1. Field of the Disclosure
The present disclosure relates to a wireless communication apparatus, and in particular to an ESD protection device that protects a power amplifier used in a wireless communication apparatus, and specifically in a transmission circuit thereof, from electrostatic discharge (ESD).
2. Description of Related Art
Semiconductor devices used in a variety of electronic devices are known to operate erroneously or be broken because of noise (ESD noise) due to electrostatic discharge occurring inside or outside the electronic device.
In wireless communication apparatuses having an antenna, such as cellular phone terminals which have become widespread in recent years, in particular, ESD noise may be picked up by the antenna or an antenna line (antenna path) to significantly affect semiconductor devices forming a power amplifier connected to the antenna.
As measures against ESD, the following methods are used in the related art.
a) Voltage limiting elements such as a varistor, a Zener diode, and a suppressor are disposed for input and output pins of the semiconductor devices to protect the semiconductor devices by cutting off a high voltage due to ESD by causing such a voltage to bypass the semiconductor devices in the case where an overvoltage such as ESD noise is applied.
b) An inductor (shunt L) or the like is provided to connect the antenna line to GND to cause a DC component to flow to GND by bypassing the semiconductor devices, or a capacitor (series C) or the like is connected in series with the antenna line to prevent a DC component from passing through the semiconductor devices.
The above method a) may be effective measures against a high voltage that may cause a device breakage.

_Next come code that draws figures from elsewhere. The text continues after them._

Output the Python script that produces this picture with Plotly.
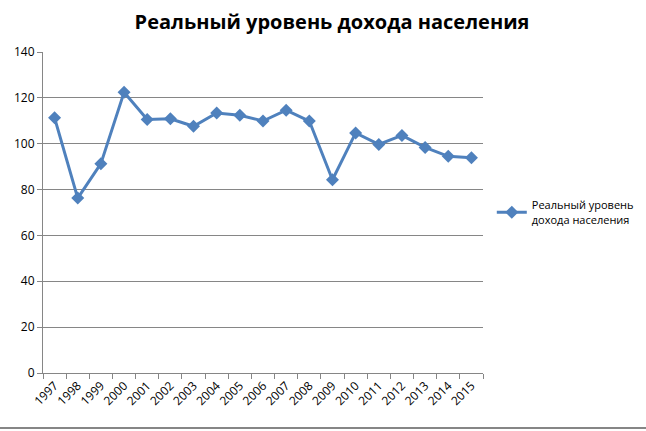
import plotly.graph_objects as go

years = ["1997", "1998", "1999", "2000", "2001", "2002", "2003", "2004", "2005", "2006",
         "2007", "2008", "2009", "2010", "2011", "2012", "2013", "2014", "2015"]
values = [111.3, 76.3, 91.3, 122.4, 110.6, 110.9, 107.6, 113.4, 112.4, 109.9,
          114.6, 109.9, 84.3, 104.7, 99.7, 103.6, 98.4, 94.5, 93.9]
series_name = "Реальный уровень<br>дохода населения"
title_text = "Реальный уровень дохода населения"
y_ticks = [0, 20, 40, 60, 80, 100, 120, 140]

color = "#4F81BD"
font_family = "Open Sans, Liberation Sans, sans-serif"

fig = go.Figure()
fig.add_trace(go.Scatter(
    x=years, y=values, name=series_name, mode="lines+markers",
    line=dict(color=color, width=3),
    marker=dict(symbol="diamond", size=10, color=color),
    showlegend=True,
))

fig.update_layout(
    width=646, height=431,
    margin=dict(l=43, r=163, t=52, b=58, autoexpand=False),
    paper_bgcolor="white", plot_bgcolor="white",
    font=dict(family=font_family, size=12, color="#000000"),
    title=dict(text="<b>" + title_text + "</b>", x=332 / 646, xanchor="center",
               y=1 - 22 / 431, yanchor="middle",
               font=dict(size=20, family=font_family, color="#000000")),
    xaxis=dict(type="category", tickson="boundaries", ticks="outside", ticklen=5,
               tickcolor="#868686", showline=True, linecolor="#868686", linewidth=1,
               showgrid=False, tickangle=-45, tickfont=dict(size=12),
               range=[-0.5, len(years) - 0.5]),
    yaxis=dict(range=[0, 140], tickvals=y_ticks, ticks="outside", ticklen=5,
               tickcolor="#868686", showline=True, linecolor="#868686", linewidth=1,
               showgrid=True, gridcolor="#868686", gridwidth=1, zeroline=False,
               tickfont=dict(size=12)),
    legend=dict(x=1.02, y=0.5, xanchor="left", yanchor="middle",
                font=dict(size=11), bgcolor="rgba(0,0,0,0)", tracegroupgap=0),
)

fig.add_shape(type="line", xref="paper", yref="paper",
              x0=-43 / 440, x1=(646 - 43) / 440,
              y0=-(428 - 373) / 321, y1=-(428 - 373) / 321,
              line=dict(color="#868686", width=2))

fig.write_html("out.html")
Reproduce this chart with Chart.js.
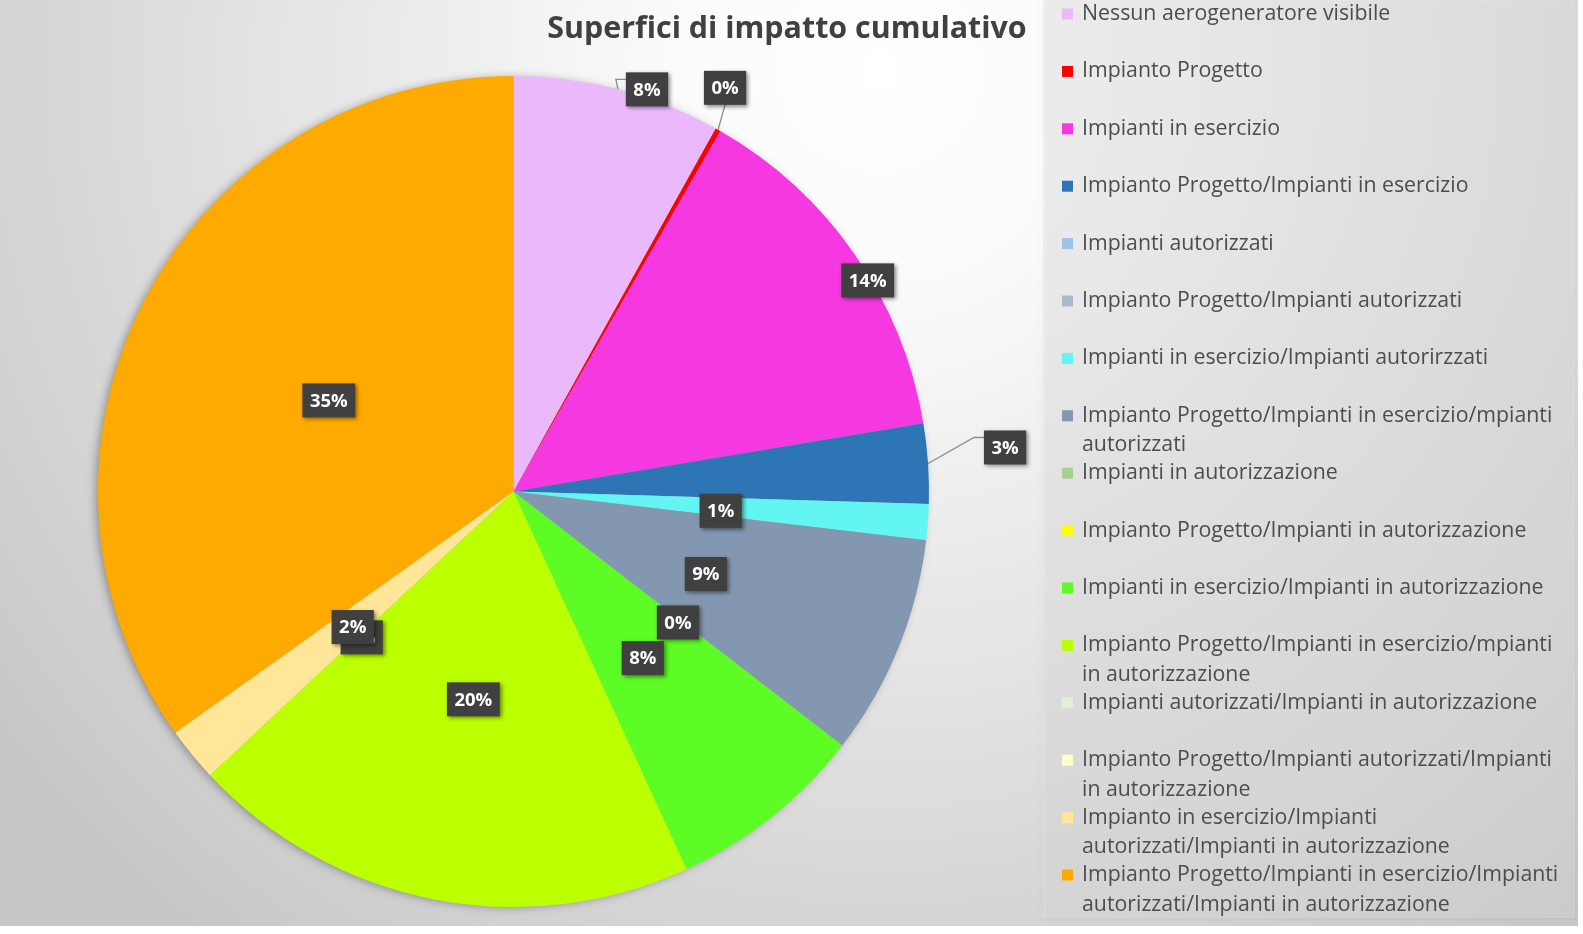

However, the impedance of the antenna line may be varied in accordance with the electrical state around the antenna, which may cut off a voltage for a transmission output to result in distortion in transmission output. In particular, the antenna impedance of the cellular phone terminals is significantly variable because of inconstant environments, and is highly likely to be problematic.
Of the method b), the method in which the antenna line is connected to GND in terms of DC using the shunt L can effectively eliminate the effect of ESD noise at a frequency that is sufficiently low with respect to the transmission/reception frequency. However, ESD noise is distributed over a significantly wide frequency domain, and thus the effect of ESD noise cannot be completely eliminated.
Likewise, the method in which the antenna line is separated from the semiconductor devices in terms of DC using the series C can effectively eliminate the effect of ESD noise at a frequency that is sufficiently low with respect to the transmission/reception frequency.
However, ESD noise is distributed over a significantly wide frequency domain, and therefore the effect of ESD noise cannot be completely eliminated by the methods according to the related art discussed above.
In recent years, in particular, tolerance to ESD noise has been decreasing along with miniaturization of integrated circuits and size and weight reduction of devices, and there is an increasing need for more effective ESD measures.